Mochilas on the Camino
In June of 2017, my 12-year-old daughter and I set out to walk the last 283 kilometers of the Camino Santiago de Compostela, a pilgrimage in NW Spain.
After spending several months’ salary at REI on lightweight gear, hiking shoes and clothing we were all set to begin this once in a lifetime hiking trip. However, once we arrived in Leon, Spain we quickly realized how hot and humid it is in the NW of Spain. The summer of 2017 was so hot in Spain that the heatwave was dubbed “Lucifer”. Assuming we might be in over our heads, the hotel receptionist suggested that we ship our backpacks to the next day’s destination for a few days until the heat wave subsided and that is what we did.
On the Camino Santiago, many folks have their backpacks, also known as rucksacks in Europe, shipped each day to their next location. It is very economical to use these services which only costs about 3 to 7 euros per bag and are extremely reliable. Since all your worldly travel items are in your backpack, it is critical that once you arrive at your next location your stuff arrives with all its contents intact and on time.
The Spanish people call the backpack or luggage transport service ‘mochila‘ and the albergue, Refugio and hotel reception areas all offer the service. Once a pilgrim arrives at their destination for the night they need to request a mochila envelope, the clerk will then make the arrangements with the transport company for you or you can call yourself. I was apprehensive about calling the service but quickly learned the person answering speaks passable English and the process is very simple. The hardest part of using this valuable service is figuring out where you will stay the next night. So, if you tell them you will be staying in a village 25 kilometers away but then you can’t walk that far your bag, unfortunately, will be at the village 25 kilometers away. Luckily after 2 or 3 days on the Camino, you will know how many kilometers you are capable of walking to each day. We walked about 24 kilometers each day and some days were much harder than others.

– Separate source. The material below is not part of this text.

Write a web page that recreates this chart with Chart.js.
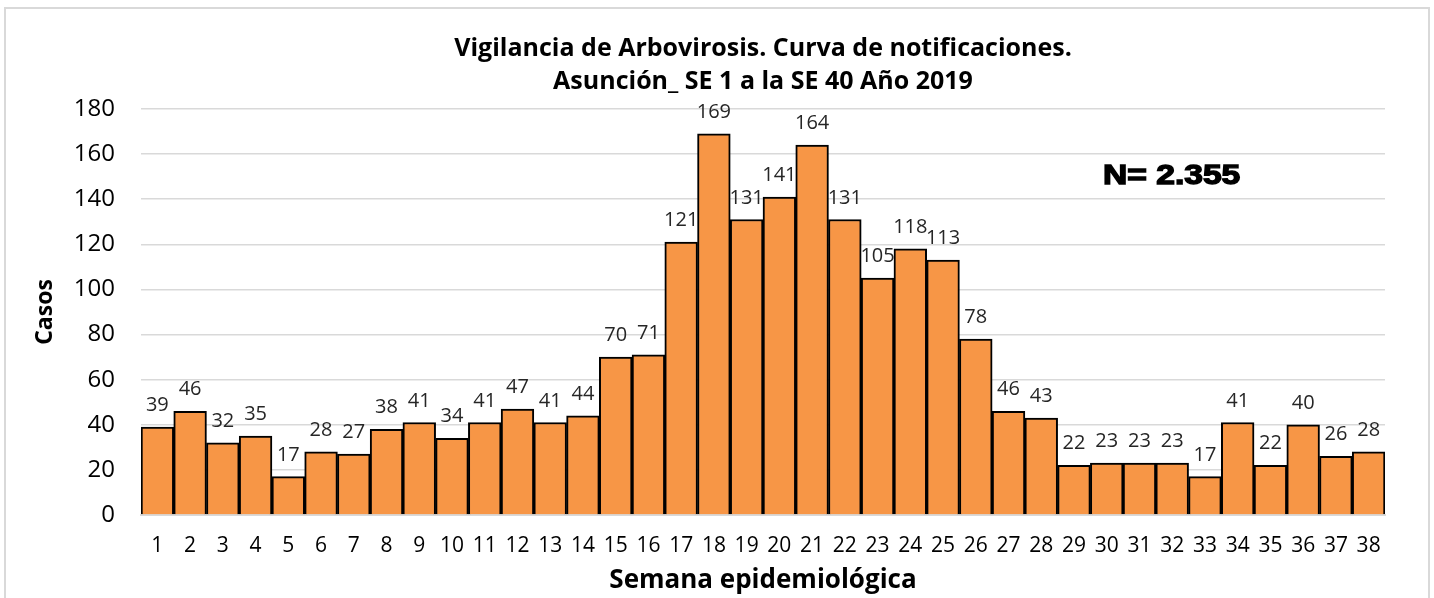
<!DOCTYPE html>
<html>
<head>
<meta charset="utf-8">
<script src="https://cdn.jsdelivr.net/npm/chart.js@4/dist/chart.umd.min.js"></script>
<style>
  html, body { margin: 0; padding: 0; background: #fff; }
  #wrap { position: absolute; left: 0; top: 0; width: 1434px; height: 598px; }
</style>
</head>
<body>
<div id="wrap"><canvas id="chart"></canvas></div>
<script>
// Semanas epidemiológicas y casos notificados
const semanas = ['1','2','3','4','5','6','7','8','9','10','11','12','13','14','15','16','17','18','19',
    '20','21','22','23','24','25','26','27','28','29','30','31','32','33','34','35','36','37','38'];
const casos = [39, 46, 32, 35, 17, 28, 27, 38, 41, 34, 41, 47, 41, 44, 70, 71, 121, 169, 131,
    141, 164, 131, 105, 118, 113, 78, 46, 43, 22, 23, 23, 23, 17, 41, 22, 40, 26, 28];
const titulo = ['Vigilancia de Arbovirosis. Curva de notificaciones.', 'Asunción_ SE 1 a la SE 40 Año 2019'];
const totalTexto = 'N= 2.355';

const FONT = "'Open Sans', sans-serif";

// light frame around the whole chart
const framePlugin = {
    id: 'frame',
    beforeDraw(chart) {
        const ctx = chart.ctx;
        ctx.save();
        ctx.strokeStyle = '#d9d9d9';
        ctx.lineWidth = 2;
        ctx.strokeRect(5, 8, 1424, 620);
        ctx.restore();
    }
};

// value above each bar + total annotation
const labelsPlugin = {
    id: 'barLabels',
    afterDatasetsDraw(chart) {
        const ctx = chart.ctx;
        const meta = chart.getDatasetMeta(0);
        ctx.save();
        ctx.fillStyle = '#262626';
        ctx.font = '20px ' + FONT;
        ctx.textAlign = 'center';
        ctx.textBaseline = 'alphabetic';
        meta.data.forEach((bar, i) => {
            ctx.fillText(casos[i], bar.x, bar.y - 16);
        });

        // N total
        ctx.fillStyle = '#000';
        ctx.font = "bold 28px 'Liberation Sans', Arial, sans-serif";
        ctx.textAlign = 'left';
        ctx.translate(1103, 184);
        ctx.scale(1.2, 1);
        ctx.strokeStyle = '#000';
        ctx.lineWidth = 1.4;
        ctx.fillText(totalTexto, 0, 0);
        ctx.strokeText(totalTexto, 0, 0);
        ctx.restore();
    }
};

const ctx = document.getElementById('chart').getContext('2d');
const chart = new Chart(ctx, {
    type: 'bar',
    data: {
        labels: semanas,
        datasets: [{
            data: casos,
            backgroundColor: '#F79646',
            borderColor: '#000000',
            borderWidth: 2,
            categoryPercentage: 1,
            barPercentage: 1
        }]
    },
    options: {
        responsive: true,
        maintainAspectRatio: false,
        animation: false,
        layout: { padding: { left: 6, right: 49, top: 0, bottom: 0 } },
        plugins: {
            legend: { display: false },
            tooltip: { enabled: false },
            title: {
                display: true,
                text: titulo,
                fullSize: false,
                color: '#000',
                font: { family: FONT, size: 25, weight: 'bold', lineHeight: 1.34 },
                padding: { top: 32, bottom: 10 }
            }
        },
        scales: {
            x: {
                grid: { display: false, drawTicks: false },
                border: { display: true, color: '#d9d9d9', width: 2 },
                ticks: {
                    color: '#000', font: { family: FONT, size: 21 },
                    padding: 18, maxRotation: 0, autoSkip: false
                },
                title: {
                    display: true, text: 'Semana epidemiológica', color: '#000',
                    font: { family: FONT, size: 26, weight: 'bold', lineHeight: 1.2 },
                    padding: { top: 0, bottom: 2 }
                },
                afterFit(scale) { scale.height = 83; }
            },
            y: {
                min: 0, max: 180,
                grid: { color: '#d9d9d9', lineWidth: 1.5, drawTicks: false },
                border: { display: false },
                ticks: {
                    stepSize: 20, color: '#000', font: { family: FONT, size: 24 },
                    padding: 26
                },
                title: {
                    display: true, text: 'Casos', color: '#000',
                    font: { family: FONT, size: 23, weight: 'bold', lineHeight: 1.2 },
                    padding: { top: 26, bottom: 0 }
                },
                afterFit(scale) { scale.width = 135; }
            }
        }
    },
    plugins: [framePlugin, labelsPlugin]
});
</script>
</body>
</html>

There are different transport companies in different stages of the way, but the drivers all seem to know each other and once you pass through their region of Spain they pass you off to the next region’s transport company along the way.
To use the service, you will get a small envelope which asks for some basic info like name, contact info, and lodging today and where you want your bag dropped off the next day. When you are departing your lodging in the am just attached the completed envelope with a pin or rubber band to your backpack, insert the cash and leave the backpack in the lobby with all the other backpacks. On really hot days we saw upwards of 20 packs in the lobby. When you retrieve your backpack later that afternoon/night at the new town there will be a blank envelope attached to the previously used one.. Once we did not know exactly where we were staying but did know which town we would be walking to, so the transport representative told me to pick up my bag at a certain bar in the village of Palas de Rey, and sure enough when we entered the town around 3pm, we found the bar and our back pack was near the bar. Easy Peasie.
Not carrying a back pack up long, steep hills and treacherous descents back down on the Camino was wonderful. We simply carried a day pack with water and other essentials. After about 5 days of walking we started carrying our own packs but it was nice to know we had options.